My colleague Mark Danaro put it succinctly as follows:

Every large enterprise’s dilemma about multi-cloud is a political risk-based concern. It is multi-faceted and not solely driven by vendor lock-in.

Firstly, APRA (Australian Prudential Regulatory Authority) - one of the governing bodies regulating the finance sector, have expressed concerns around ‘concentration risk’. Huh? Concentration risk is the risk stemming from all/most/lots of ‘stuff’ being provided by only one supplier. In 2015-16, this was something that APRA worried about because AWS had most of the material public cloud workloads.

Secondly, there is the actual biz stakeholders who do not want to shoulder the risk appetite going ‘all in’ with just one vendor. Financial institutions traditionally like to hold the upper hand with suppliers but have been burnt in the past by the likes of IBM/Oracle. This concern drives requirements for things like multi-cloud.
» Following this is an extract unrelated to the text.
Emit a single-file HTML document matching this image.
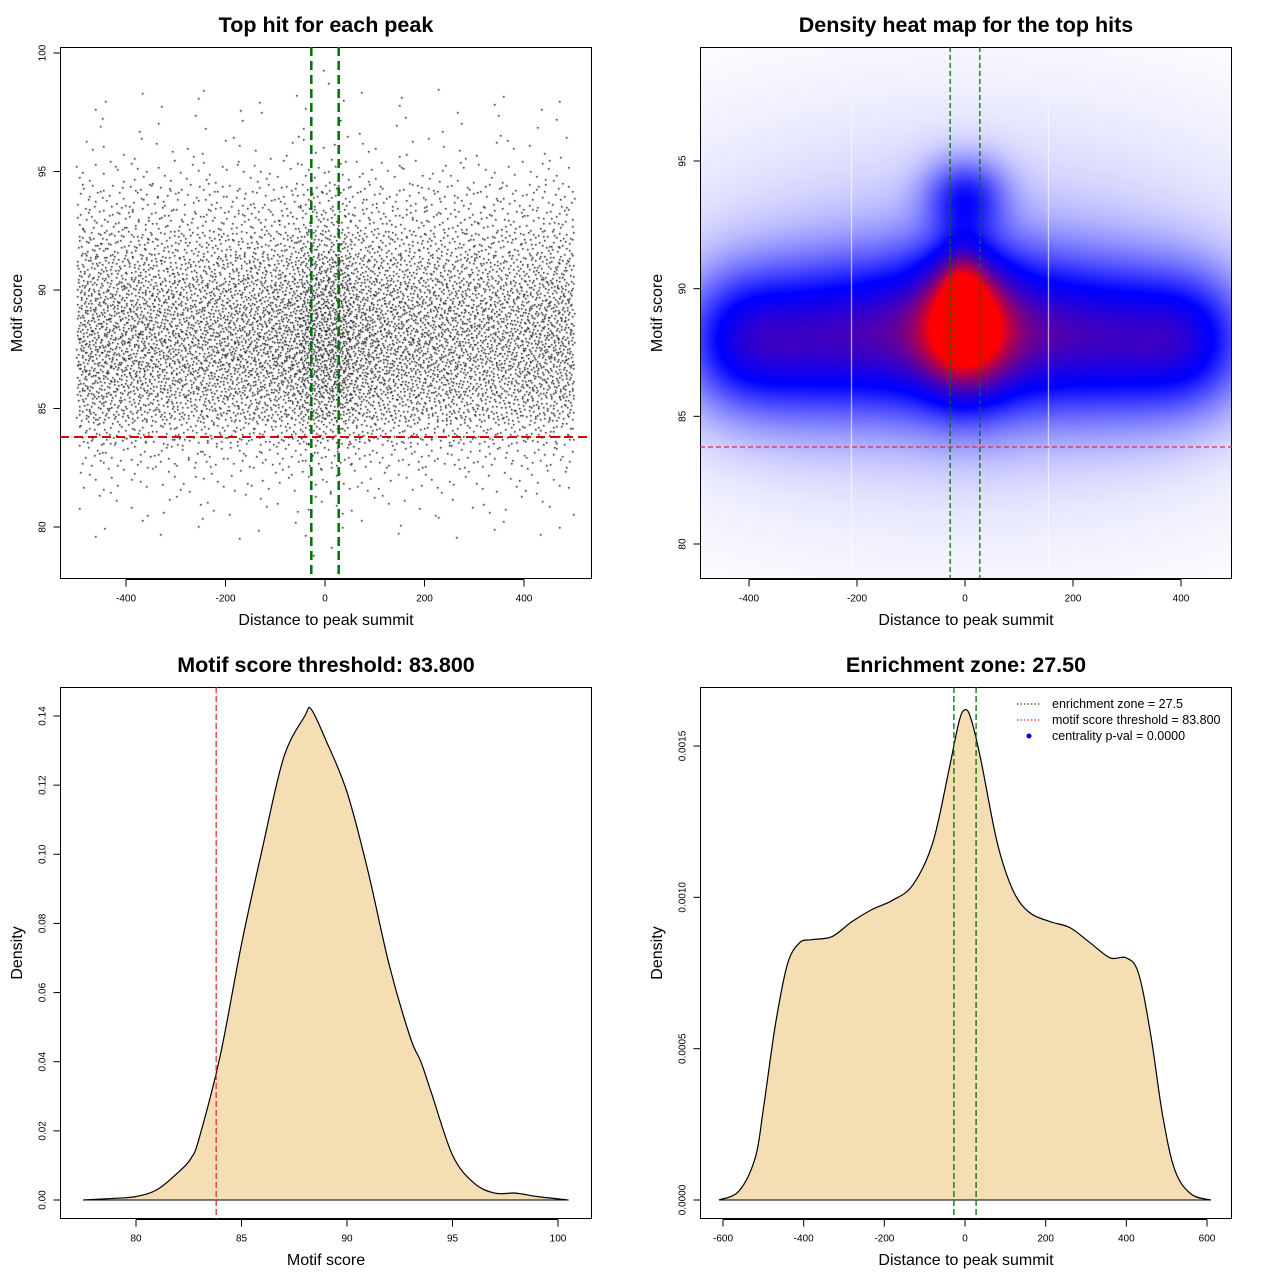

The good news is that most companies don’t want to go multi-cloud - they simply want to know how it can be done, and how they can ‘best’ orchestrate the development of their cloud infra and apps to minimise the pain if a ‘swap’ was required. Having this plan is also all that APRA are seeking.

So, one of the main concerns is not about being multi-cloud, but by being able to manage our risk if the basket in which we put all of our eggs suddenly has a change of heart, raises its prices or even goes out of business.

While most companies can wear the risks of the like of Google, Microsoft or Amazon going out of business or significantly changing their business model, there are an increasing number of businesses adopting these cloud platforms that we as a society can’t afford to fail.

If all of our banks, financial institutions and utility providers are not prudential with their vendor and technology selection, it is not only them and their shareholders that are at risk if something happens, but we as consumers and our economy in general.

So what do we propose? And what things do we need to consider?

Let loose on the topic, our team debated this across many aspects - starting with thinking about patterns that can be used to abstract away specific implementation details.

@Rhyno voiced:

This is already solved in the dev world. This is something I was working on with one of my open source projects. Just push all the logic into a library. The serverless function are just proxy’s that offload to the library. This is called a facade pattern.

@PaulB chipped in with:

Can I please point out the obvious …? This started with a discussion around ‘Serverless’. There are many tools in place that can make you pretty agnostic already - dockerization, portable codebases, Kubernetes/helm - not to mention a bunch services you can roll your own (Apache has dozens).

Of course, I couldn’t be kept quiet, piping in with:

Compute is only one aspect of the cloud - the other two being storage and connectivity - these are much more difficult to deliver in an agnostic way unless they are rolled into the active running of the solution.

We all have experience of disaster recovery (DR) solutions that never work, and that is designed around the same tech stack and similar hardware with controlled networking - imaging needing to DR over from AWS to Azure. Have all those NACL and network connectivity elements been updated to support the different connection methods?

@Colin provided a wise point of view:

The main challenge of multi-cloud is not “how can I package my apps to work in different environments”, it’s “how do I port between different high-level services”?

The answer is, there’s no direct way to do it. As @Rhyno correctly pointed out, facade pattern gets you there but then you’re chasing N different APIs, one from each cloud provider, and you never get to leverage the richness of the underlying service. Instead, the least unreasonable approach appears to be “understand the cost of porting/migrating, and build that in to your projects/estimations.

I piped back in:

Currently the best solutions we have are to limit the interfaces to vendor specific services and use tools and frameworks that are as portable as possible.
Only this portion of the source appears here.